My previous post talked about my passion for automation in administration work. My claim was that once you started automating your tasks you wouldn’t look back. So now, here is my proposal for how you might develop those wonderful habits. You develop your automation in three phases:

Phase I.

  This is your initial attempt at installing the software or conducting some other procedure. Keep an editor open and keep track of every explicit step you take… each change directory, file edit, useradd, chmod, limits update, kernel parameter. The finished document can double as an appendix section to your Disaster Recovery (DR) documentation detailing every explicit step and detail.

Phase II.

  The next phase doesn’t come along until you need to repeat the same procedure again. At this point, you retrieve your notes from the initial work. Chances are, there are slight differences with this iteration of the work, such as, executing on another machine, using a different account, installing down a different directory, using a different database. What you realize is that these difference are merely cosmetic and don’t really pertain to the piece of software, per se, but instead mere environmental changes. When you notice this you suddenly realize that you can take that first document and create a script out of it. There is not much need to get fancy at this point. Start by creating variables for all of those environmental values and move those definitions to the top of your script. E.g. If in your first doc, you executed a “useradd myapp1″, you’ll change it to setting “username=myapp1″ and update the command to be “useradd $username”. That’s it. Again, no need to get fancy at this point.

Phase III.

  Just like the last phase, this phase doesn’t begin until you yet again need to perform the same task. This time you retrieve the script used in phase II, but this time before executing you might observe some key improvements that can be made to the script? It is the same principle as in writing papers; you need to give yourself some time after writing your first draft before you’ll see the problems with the paper. In this case, hopefully you see some key areas which can use some improvements, such as error checking  or even abstracting the process even further.

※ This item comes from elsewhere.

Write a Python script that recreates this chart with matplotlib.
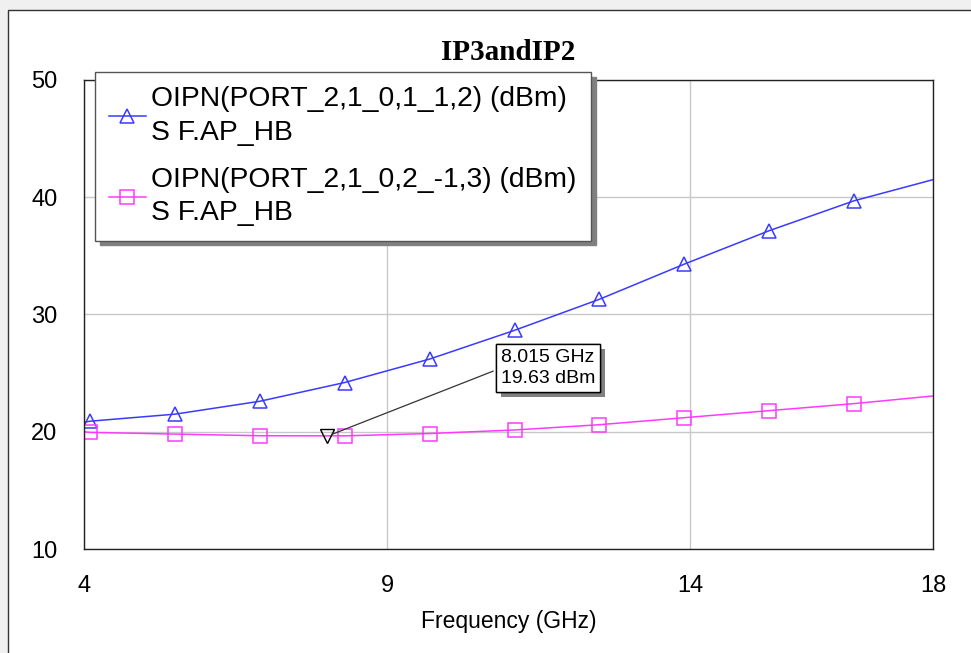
import matplotlib
matplotlib.use('Agg')
from matplotlib import pyplot as plt, rcParams
from matplotlib import patheffects
from matplotlib.patches import Rectangle

rcParams['font.family'] = ['Liberation Sans', 'DejaVu Sans']

# 数据
freq = [4.0, 4.1, 5.5, 6.9, 8.3, 9.7, 11.1, 12.5, 13.9, 15.3, 16.7, 18.0]
ip3 = [20.8, 20.9, 21.5, 22.6, 24.2, 26.2, 28.65, 31.3, 34.3, 37.15, 39.7, 41.5]
ip2 = [20.0, 19.95, 19.8, 19.66, 19.65, 19.85, 20.15, 20.6, 21.2, 21.8, 22.4, 23.05]
label_ip3 = 'OIPN(PORT_2,1_0,1_1,2) (dBm)\nS F.AP_HB'
label_ip2 = 'OIPN(PORT_2,1_0,2_-1,3) (dBm)\nS F.AP_HB'
mark_x, mark_y = 8.015, 19.63
xticks = [4, 9, 14, 18]
yticks = [10, 20, 30, 40, 50]

W, H = 971, 653
fig = plt.figure(figsize=(W / 100, H / 100), dpi=100, facecolor='#f0f0f0')
# 窗口白色背景
fig.patches.append(Rectangle((8 / W, -0.1), 1.1, (H - 10) / H + 0.1, transform=fig.transFigure,
                             facecolor='white', edgecolor='#333333', lw=1, zorder=-5))

ax = fig.add_axes([84 / W, 1 - 549 / H, (933 - 84) / W, (549 - 80) / H])
ax.set_facecolor('white')

ax.plot(freq, ip3, color='#3a3aff', lw=1.1, marker='^', markersize=10, markerfacecolor='none',
        markeredgecolor='#3a3aff', markeredgewidth=1.1, markevery=list(range(1, 11)), label=label_ip3)
ax.plot(freq, ip2, color='#ff3aff', lw=1.1, marker='s', markersize=10, markerfacecolor='none',
        markeredgecolor='#ff3aff', markeredgewidth=1.1, markevery=list(range(1, 11)), label=label_ip2)

# marker 标注
ax.plot([mark_x], [mark_y], marker='v', markersize=10, markerfacecolor='none',
        markeredgecolor='black', markeredgewidth=1, linestyle='none')
ann = ax.annotate('{} GHz\n{} dBm'.format(mark_x, mark_y), xy=(mark_x, mark_y), xytext=(10.88, 25.44),
                  textcoords='data', ha='left', va='center', fontsize=14, linespacing=1.3,
                  bbox=dict(boxstyle='square,pad=0.25', facecolor='white', edgecolor='black', lw=1),
                  arrowprops=dict(arrowstyle='-', color='#333333', lw=0.9, relpos=(0, 0.5), shrinkB=4))
ann.get_bbox_patch().set_path_effects([patheffects.withSimplePatchShadow(offset=(3.5, -3.5),
                                       shadow_rgbFace='#808080', alpha=1.0), patheffects.Normal()])

ax.set_xlim(4, 18)
ax.set_ylim(10, 50)
ax.set_xticks(xticks)
ax.set_yticks(yticks)
ax.tick_params(length=0, labelsize=17)
ax.tick_params(axis='x', pad=19)
ax.tick_params(axis='y', pad=19)
ax.grid(True, color='#c8c8c8', lw=1)
ax.set_axisbelow(True)
for s in ax.spines.values():
    s.set_color('#222222')
    s.set_linewidth(1)
ax.set_xlabel('Frequency (GHz)', fontsize=16.5, labelpad=9)

fig.text((84 + 933) / 2 / W, 1 - 52 / H, 'IP3andIP2', ha='center', va='center',
         fontsize=21, fontweight='bold', family='Liberation Serif')

leg = ax.legend(loc='upper left', bbox_to_anchor=(95 / W, 1 - 72 / H), bbox_transform=fig.transFigure,
                borderaxespad=0, fontsize=20.3, frameon=True, fancybox=False, framealpha=1,
                edgecolor='#555555', borderpad=0.5, handlelength=1.3, handletextpad=0.2,
                labelspacing=0.75, shadow={'ox': 3.5, 'oy': -3.5, 'color': '#808080', 'alpha': 1})
leg.get_frame().set_linewidth(1)
for t in leg.get_texts():
    t.set_linespacing(1.38)

plt.savefig('out.png', dpi=100, facecolor=fig.get_facecolor())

I have used this technique for nearly every application I have to install from the simplistic Apache to the very error prone Oracle RAC install. In each case, I have a script which performs each preparation step as well as the final install. The beauty of approaching your automation in three steps is that you can ease your way into it. The time between iterations can also help you realize key points in the final resultant script. My first Oracle RAC installation took days. Now, I can install a multi-node Oracle RAC cluster in a couple hours. Aside from the obvious speed benefit, I am also getting a consistent result. Consistency leads to predictability and predictability leads to easier, brain dead administration which is what we are really trying to accomplish. Right?

October 15, 2006

The Automation Mentality

Filed under: adminstration — jonEbird @ 5:11 pm

I am a lazy, perfectionist who happens to make a living as a system administrator. I could use more adjectives to describe myself, but those two in particular are what drive me to automate as many tasks as I can. The lazy part of me gets pissed off when I have to do some mundane task against 100 machines and rather seeks a much more efficient method. And the perfectionist part of me get annoyed when human error creeps in and contributes to inconsistent results across all of those 100 machines. Now after several years of advocating autonomous procedures I have become passionate about it.

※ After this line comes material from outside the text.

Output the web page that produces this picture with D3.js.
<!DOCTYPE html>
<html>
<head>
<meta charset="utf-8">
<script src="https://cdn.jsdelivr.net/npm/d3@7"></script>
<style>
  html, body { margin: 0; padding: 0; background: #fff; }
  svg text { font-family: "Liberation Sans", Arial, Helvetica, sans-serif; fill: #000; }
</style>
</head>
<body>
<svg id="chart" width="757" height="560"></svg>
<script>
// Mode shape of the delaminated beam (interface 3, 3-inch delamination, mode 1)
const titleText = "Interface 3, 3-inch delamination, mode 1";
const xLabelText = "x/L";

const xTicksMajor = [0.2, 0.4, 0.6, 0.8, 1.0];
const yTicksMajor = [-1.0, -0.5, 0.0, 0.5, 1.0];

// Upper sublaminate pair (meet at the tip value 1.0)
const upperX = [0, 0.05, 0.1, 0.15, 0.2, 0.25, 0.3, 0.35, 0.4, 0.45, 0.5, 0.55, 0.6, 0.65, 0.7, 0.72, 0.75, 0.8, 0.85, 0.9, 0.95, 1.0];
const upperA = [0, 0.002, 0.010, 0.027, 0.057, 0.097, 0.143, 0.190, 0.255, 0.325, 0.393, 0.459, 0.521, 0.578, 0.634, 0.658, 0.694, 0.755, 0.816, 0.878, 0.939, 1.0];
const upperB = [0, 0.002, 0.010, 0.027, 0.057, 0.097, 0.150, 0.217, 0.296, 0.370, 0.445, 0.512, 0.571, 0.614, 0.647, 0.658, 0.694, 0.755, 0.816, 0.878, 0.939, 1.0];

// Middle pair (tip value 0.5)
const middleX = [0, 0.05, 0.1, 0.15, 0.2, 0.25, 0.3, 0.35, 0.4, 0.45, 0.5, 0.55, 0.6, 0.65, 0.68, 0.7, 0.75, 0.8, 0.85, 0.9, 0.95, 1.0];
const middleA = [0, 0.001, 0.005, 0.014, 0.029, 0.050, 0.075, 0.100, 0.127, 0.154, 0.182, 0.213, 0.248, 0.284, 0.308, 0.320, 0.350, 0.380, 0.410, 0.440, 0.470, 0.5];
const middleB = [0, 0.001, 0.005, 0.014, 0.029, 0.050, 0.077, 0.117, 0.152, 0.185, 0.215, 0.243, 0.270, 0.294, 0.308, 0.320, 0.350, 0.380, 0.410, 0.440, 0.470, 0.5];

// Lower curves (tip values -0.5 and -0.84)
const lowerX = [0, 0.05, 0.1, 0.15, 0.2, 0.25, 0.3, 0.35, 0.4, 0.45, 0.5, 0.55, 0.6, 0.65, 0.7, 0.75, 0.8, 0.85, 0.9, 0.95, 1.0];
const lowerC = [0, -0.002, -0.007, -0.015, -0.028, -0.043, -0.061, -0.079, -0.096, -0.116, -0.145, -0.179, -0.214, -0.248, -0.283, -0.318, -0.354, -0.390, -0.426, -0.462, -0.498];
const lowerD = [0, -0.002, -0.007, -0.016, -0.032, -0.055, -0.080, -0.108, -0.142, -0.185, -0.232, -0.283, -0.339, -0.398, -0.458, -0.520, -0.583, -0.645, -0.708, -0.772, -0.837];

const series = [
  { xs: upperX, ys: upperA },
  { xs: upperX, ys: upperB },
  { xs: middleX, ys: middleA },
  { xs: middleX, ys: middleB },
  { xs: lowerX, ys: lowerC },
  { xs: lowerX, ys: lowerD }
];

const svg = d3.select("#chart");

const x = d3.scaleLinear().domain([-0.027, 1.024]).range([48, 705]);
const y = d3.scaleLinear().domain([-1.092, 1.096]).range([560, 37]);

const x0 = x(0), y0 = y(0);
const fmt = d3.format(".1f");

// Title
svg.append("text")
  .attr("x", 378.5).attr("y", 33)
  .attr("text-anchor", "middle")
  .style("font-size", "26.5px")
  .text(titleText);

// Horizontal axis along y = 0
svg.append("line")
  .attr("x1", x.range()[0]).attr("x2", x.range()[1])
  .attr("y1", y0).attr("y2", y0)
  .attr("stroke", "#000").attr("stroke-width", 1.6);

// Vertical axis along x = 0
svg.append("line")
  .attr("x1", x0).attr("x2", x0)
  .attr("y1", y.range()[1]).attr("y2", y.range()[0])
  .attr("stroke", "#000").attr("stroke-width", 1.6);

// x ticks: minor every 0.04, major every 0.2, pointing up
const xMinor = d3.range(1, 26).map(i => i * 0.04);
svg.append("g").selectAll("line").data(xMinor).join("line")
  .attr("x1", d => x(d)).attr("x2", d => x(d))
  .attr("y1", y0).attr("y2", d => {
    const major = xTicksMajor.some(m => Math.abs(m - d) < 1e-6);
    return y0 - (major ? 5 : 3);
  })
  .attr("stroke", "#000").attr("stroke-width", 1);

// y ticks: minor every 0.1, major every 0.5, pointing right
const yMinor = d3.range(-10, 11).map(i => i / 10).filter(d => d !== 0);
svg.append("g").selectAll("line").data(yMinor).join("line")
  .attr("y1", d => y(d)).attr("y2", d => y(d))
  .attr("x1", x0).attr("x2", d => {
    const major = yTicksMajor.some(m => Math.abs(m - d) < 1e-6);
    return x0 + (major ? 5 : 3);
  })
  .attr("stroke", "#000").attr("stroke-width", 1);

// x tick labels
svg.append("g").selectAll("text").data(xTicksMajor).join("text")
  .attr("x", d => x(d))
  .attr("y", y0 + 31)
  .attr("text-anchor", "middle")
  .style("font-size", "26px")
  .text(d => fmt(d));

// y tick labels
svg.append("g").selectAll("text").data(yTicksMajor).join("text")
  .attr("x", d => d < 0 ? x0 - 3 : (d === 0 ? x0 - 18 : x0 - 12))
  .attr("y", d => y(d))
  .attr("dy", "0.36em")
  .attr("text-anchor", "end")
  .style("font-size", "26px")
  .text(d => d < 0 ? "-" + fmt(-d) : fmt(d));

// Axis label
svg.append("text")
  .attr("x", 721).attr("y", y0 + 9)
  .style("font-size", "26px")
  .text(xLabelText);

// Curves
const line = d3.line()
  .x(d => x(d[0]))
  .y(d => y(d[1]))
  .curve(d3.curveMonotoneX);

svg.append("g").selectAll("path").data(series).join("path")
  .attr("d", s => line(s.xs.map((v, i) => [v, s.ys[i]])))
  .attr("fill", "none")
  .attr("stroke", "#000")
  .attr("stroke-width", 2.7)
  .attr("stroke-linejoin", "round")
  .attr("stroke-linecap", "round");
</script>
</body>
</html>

Let’s explore human error further. The two most common cases of human error, that I have witnessed, are the accidental error such as the classic fat-finger and then the incorrect interpretation of a procedure. I typically avoid the classic fat-finger problem by preparing my commands a head of time and merely copy & pasting them into the terminal where I’m working. The incorrect interpretation of an instruction is a bit harder to avoid. At school, the professors would dictate the lab assignment in mathematical terminology. Many students complained about this and insisted that the professor explain the assignment in plain English. The professor explained that they didn’t write it out in plain English because the English language left too much to interpretation where the mathematical notation did not. I always thought that was quite slick, and after joining the corporate world, when I was to write documentation on how I configured a particular application I would dictate explicit shell commands vs. explaining it in English just like the professor. That way, my co-worker could not interpret my instructions any other way.

Aside from avoiding unnecessary errors, automating your work can make you more efficient, consistent and overall better collaborator in the team. Creating habits of automation start with humble beginnings. Start with documenting your work with explicit accuracy. I invest a full hour of documenting my work when it would normally take only thirty minutes. But next time, the same task will take only 15 to 20 minutes. As soon as the total number of times you perform this task equals five or more, you are now saving time. It’s all about efficiency but with the truly great side affect of being consistent as well. Again, the trick is to make it a habit. Once you’ve acted through it a few times and seen the benefits of doing so, I doubt that you’ll go back to your old ways. Say you need to edit a config file to update a particular value. Don’t edit it with vi!
alias vi=’echo “Hmmm… Lets try sed to edit”‘

As a critic, you might suggest that simply executing a script might remove the focus that might be necessary to ensure a quality procedure? I disagree. Any oversights and/or mistakes can actually be easier to handle with an autonomous approach. Firstly you fix your script to handle the oversight, then you create a mini-script with that fix/update and run it against every previous instance that you used this script against. There is little need to audit the previous instances since you know that your script was used in each iteration and therefore they all need the update. All in all, you again are saving time.